### WORK TO BE COMPLETED
Go through the material and write it all out exactly, minus the pictures.

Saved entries
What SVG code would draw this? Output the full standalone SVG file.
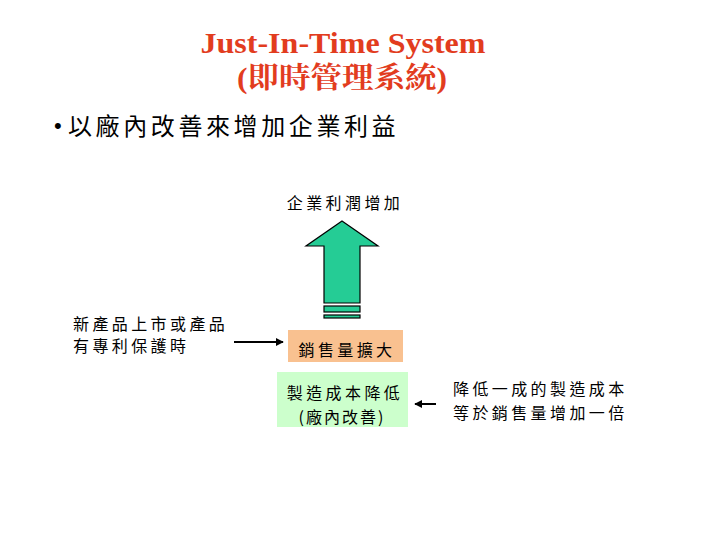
<svg xmlns="http://www.w3.org/2000/svg" width="720" height="540" viewBox="0 0 720 540">
<style>
.title{font-family:"Liberation Serif","Noto Serif CJK TC","Noto Sans CJK TC",serif;font-weight:bold;font-size:29px;fill:#e23c1e;text-anchor:middle}
.cjk{font-family:"Noto Sans CJK TC",serif;fill:#000}
.lbl{font-size:16px;letter-spacing:3.4px}
.mid{text-anchor:middle}
.ln{stroke:#000;stroke-width:2;fill:none}
</style>
<defs>
<marker id="ah" viewBox="0 0 10 10" refX="9" refY="5" markerWidth="4" markerHeight="4" orient="auto">
<path d="M0,0 L10,5 L0,10 z" fill="#000"/>
</marker>
</defs>
<rect width="720" height="540" fill="#fff"/>
<g id="title">
<text class="title" x="343" y="53" textLength="285" lengthAdjust="spacingAndGlyphs">Just-In-Time System</text>
<text class="title" x="342" y="88" textLength="210" lengthAdjust="spacingAndGlyphs">(即時管理系統)</text>
</g>
<g id="bullet">
<text x="54" y="133" font-family="Liberation Sans,sans-serif" font-size="22" fill="#000">•</text>
<text class="cjk" x="68" y="135" font-size="24" style="letter-spacing:3.6px">以廠內改善來增加企業利益</text>
</g>
<g id="profit">
<text class="cjk lbl mid" x="345" y="209">企業利潤增加</text>
</g>
<g id="bigarrow" fill="#25cc95" stroke="#000" stroke-width="1.2">
<path d="M342,221 L378,246 L360,246 L360,303 L324,303 L324,246 L306,246 Z"/>
<rect x="324" y="306" width="36" height="6"/>
<rect x="324" y="315" width="36" height="3"/>
</g>
<g id="newproduct">
<text class="cjk lbl" x="73" y="330">新產品上市或產品</text>
<text class="cjk lbl" x="73" y="352">有專利保護時</text>
</g>
<g id="sales">
<rect x="288" y="330" width="115" height="32" fill="#f9c190"/>
<text class="cjk lbl mid" x="347" y="356">銷售量擴大</text>
</g>
<g id="cost">
<rect x="277" y="372" width="131" height="55" fill="#ccffcc"/>
<text class="cjk lbl mid" x="345" y="399">製造成本降低</text>
<text class="cjk lbl mid" x="342" y="423" style="letter-spacing:2px">(廠內改善)</text>
</g>
<g id="note">
<text class="cjk lbl" x="453" y="395">降低一成的製造成本</text>
<text class="cjk lbl" x="453" y="419">等於銷售量增加一倍</text>
</g>
<g id="connectors">
<line class="ln" x1="234" y1="342" x2="283" y2="342" marker-end="url(#ah)"/>
<line class="ln" x1="436" y1="404" x2="415" y2="404" marker-end="url(#ah)"/>
</g>
</svg>
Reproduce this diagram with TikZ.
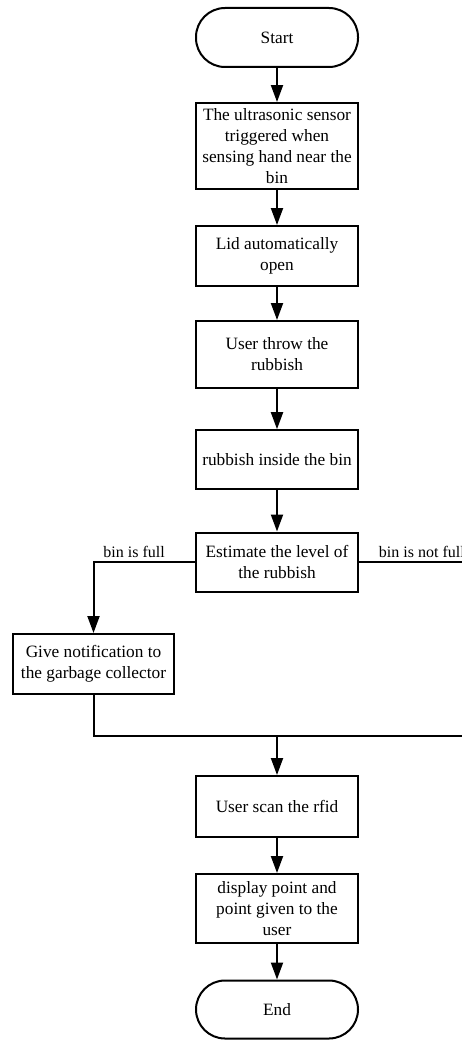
\documentclass[tikz,border=0pt]{standalone}
\usepackage{fontspec}
\setmainfont{Liberation Serif}
\usetikzlibrary{arrows.meta}
\tikzset{
  procbox/.style={draw, line width=2pt, minimum width=162pt, align=center, inner sep=3pt,
    font=\fontsize{17.3}{21}\selectfont},
  termbox/.style={procbox, rounded corners=29pt},
  flow/.style={line width=2pt, -{Triangle[length=17pt,width=12pt]}},
  wire/.style={line width=2pt},
  branch/.style={font=\fontsize{16}{19}\selectfont, inner sep=3pt}
}
\begin{document}
\begin{tikzpicture}[x=1pt,y=-1pt, line join=miter]
				\useasboundingbox (0,0) rectangle (462,1041);
				%\draw[thin,gray!40] (0,0) grid[step=50] (462,1041);
				\node[termbox, minimum height=59pt] (start) at (277,37.5) {Start};
				\node[procbox, minimum height=86pt] (sensor) at (277,146) {The ultrasonic sensor\\triggered when\\sensing hand near the\\bin};
				\node[procbox, minimum height=60pt] (lid) at (277,256) {Lid automatically\\open};
				\node[procbox, minimum height=67pt] (throw) at (277,354.5) {User throw the\\rubbish};
				\node[procbox, minimum height=59pt] (inside) at (277,459.7) {rubbish inside the bin};
				\node[procbox, minimum height=59pt] (estimate) at (277,562) {Estimate the level of\\the rubbish};
				\node[procbox, minimum height=60pt, minimum width=161pt] (notify) at (93.5,664) {Give notification to\\the garbage collector};
				\node[procbox, minimum height=61pt] (scan) at (277,806.5) {User scan the rfid};
				\node[procbox, minimum height=69pt] (display) at (277,908.5) {display point and\\point given to the\\user};
				\node[termbox, minimum height=58pt] (finish) at (277,1009.5) {End};
				\coordinate (notfull) at (462,562);
				\coordinate (join) at (277,736);
				\coordinate (joinright) at (462,736);
				\draw[flow] (start) -- (sensor);
				\draw[flow] (sensor) -- (lid);
				\draw[flow] (lid) -- (throw);
				\draw[flow] (throw) -- (inside);
				\draw[flow] (inside) -- (estimate);
				\draw[flow] (estimate.west) -| node[branch, pos=0.3, above] (full) {bin is full} (notify.north);
				\draw[wire] (estimate.east) -- node[branch, pos=0.155, above right] (notfulltext) {bin is not full} (notfull);
				\draw[wire] (notify.south) |- (joinright);
				\draw[flow] (join) -- (scan);
				\draw[flow] (scan) -- (display);
				\draw[flow] (display) -- (finish);
\end{tikzpicture}
\end{document}
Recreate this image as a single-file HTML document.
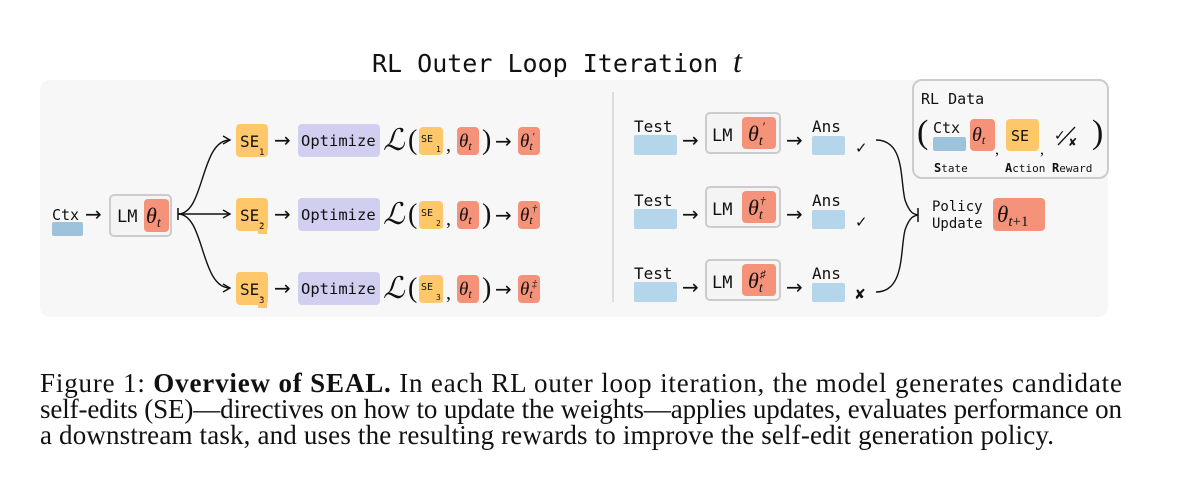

### EXPECTED OUTPUT
What SVG code would draw this? Output the full standalone SVG file.
<svg xmlns="http://www.w3.org/2000/svg" width="720" height="540" viewBox="0 0 720 540">
<style>
.title{font-family:"Liberation Serif","Noto Serif CJK TC","Noto Sans CJK TC",serif;font-weight:bold;font-size:29px;fill:#e23c1e;text-anchor:middle}
.cjk{font-family:"Noto Sans CJK TC",serif;fill:#000}
.lbl{font-size:16px;letter-spacing:3.4px}
.mid{text-anchor:middle}
.ln{stroke:#000;stroke-width:2;fill:none}
</style>
<defs>
<marker id="ah" viewBox="0 0 10 10" refX="9" refY="5" markerWidth="4" markerHeight="4" orient="auto">
<path d="M0,0 L10,5 L0,10 z" fill="#000"/>
</marker>
</defs>
<rect width="720" height="540" fill="#fff"/>
<g id="title">
<text class="title" x="343" y="53" textLength="285" lengthAdjust="spacingAndGlyphs">Just-In-Time System</text>
<text class="title" x="342" y="88" textLength="210" lengthAdjust="spacingAndGlyphs">(即時管理系統)</text>
</g>
<g id="bullet">
<text x="54" y="133" font-family="Liberation Sans,sans-serif" font-size="22" fill="#000">•</text>
<text class="cjk" x="68" y="135" font-size="24" style="letter-spacing:3.6px">以廠內改善來增加企業利益</text>
</g>
<g id="profit">
<text class="cjk lbl mid" x="345" y="209">企業利潤增加</text>
</g>
<g id="bigarrow" fill="#25cc95" stroke="#000" stroke-width="1.2">
<path d="M342,221 L378,246 L360,246 L360,303 L324,303 L324,246 L306,246 Z"/>
<rect x="324" y="306" width="36" height="6"/>
<rect x="324" y="315" width="36" height="3"/>
</g>
<g id="newproduct">
<text class="cjk lbl" x="73" y="330">新產品上市或產品</text>
<text class="cjk lbl" x="73" y="352">有專利保護時</text>
</g>
<g id="sales">
<rect x="288" y="330" width="115" height="32" fill="#f9c190"/>
<text class="cjk lbl mid" x="347" y="356">銷售量擴大</text>
</g>
<g id="cost">
<rect x="277" y="372" width="131" height="55" fill="#ccffcc"/>
<text class="cjk lbl mid" x="345" y="399">製造成本降低</text>
<text class="cjk lbl mid" x="342" y="423" style="letter-spacing:2px">(廠內改善)</text>
</g>
<g id="note">
<text class="cjk lbl" x="453" y="395">降低一成的製造成本</text>
<text class="cjk lbl" x="453" y="419">等於銷售量增加一倍</text>
</g>
<g id="connectors">
<line class="ln" x1="234" y1="342" x2="283" y2="342" marker-end="url(#ah)"/>
<line class="ln" x1="436" y1="404" x2="415" y2="404" marker-end="url(#ah)"/>
</g>
</svg>
Reproduce this diagram with TikZ.
\documentclass[tikz,border=0pt]{standalone}
\usepackage{fontspec}
\setmainfont{Liberation Serif}
\usetikzlibrary{arrows.meta}
\tikzset{
  procbox/.style={draw, line width=2pt, minimum width=162pt, align=center, inner sep=3pt,
    font=\fontsize{17.3}{21}\selectfont},
  termbox/.style={procbox, rounded corners=29pt},
  flow/.style={line width=2pt, -{Triangle[length=17pt,width=12pt]}},
  wire/.style={line width=2pt},
  branch/.style={font=\fontsize{16}{19}\selectfont, inner sep=3pt}
}
\begin{document}
\begin{tikzpicture}[x=1pt,y=-1pt, line join=miter]
				\useasboundingbox (0,0) rectangle (462,1041);
				%\draw[thin,gray!40] (0,0) grid[step=50] (462,1041);
				\node[termbox, minimum height=59pt] (start) at (277,37.5) {Start};
				\node[procbox, minimum height=86pt] (sensor) at (277,146) {The ultrasonic sensor\\triggered when\\sensing hand near the\\bin};
				\node[procbox, minimum height=60pt] (lid) at (277,256) {Lid automatically\\open};
				\node[procbox, minimum height=67pt] (throw) at (277,354.5) {User throw the\\rubbish};
				\node[procbox, minimum height=59pt] (inside) at (277,459.7) {rubbish inside the bin};
				\node[procbox, minimum height=59pt] (estimate) at (277,562) {Estimate the level of\\the rubbish};
				\node[procbox, minimum height=60pt, minimum width=161pt] (notify) at (93.5,664) {Give notification to\\the garbage collector};
				\node[procbox, minimum height=61pt] (scan) at (277,806.5) {User scan the rfid};
				\node[procbox, minimum height=69pt] (display) at (277,908.5) {display point and\\point given to the\\user};
				\node[termbox, minimum height=58pt] (finish) at (277,1009.5) {End};
				\coordinate (notfull) at (462,562);
				\coordinate (join) at (277,736);
				\coordinate (joinright) at (462,736);
				\draw[flow] (start) -- (sensor);
				\draw[flow] (sensor) -- (lid);
				\draw[flow] (lid) -- (throw);
				\draw[flow] (throw) -- (inside);
				\draw[flow] (inside) -- (estimate);
				\draw[flow] (estimate.west) -| node[branch, pos=0.3, above] (full) {bin is full} (notify.north);
				\draw[wire] (estimate.east) -- node[branch, pos=0.155, above right] (notfulltext) {bin is not full} (notfull);
				\draw[wire] (notify.south) |- (joinright);
				\draw[flow] (join) -- (scan);
				\draw[flow] (scan) -- (display);
				\draw[flow] (display) -- (finish);
\end{tikzpicture}
\end{document}
Recreate this image as a single-file HTML document.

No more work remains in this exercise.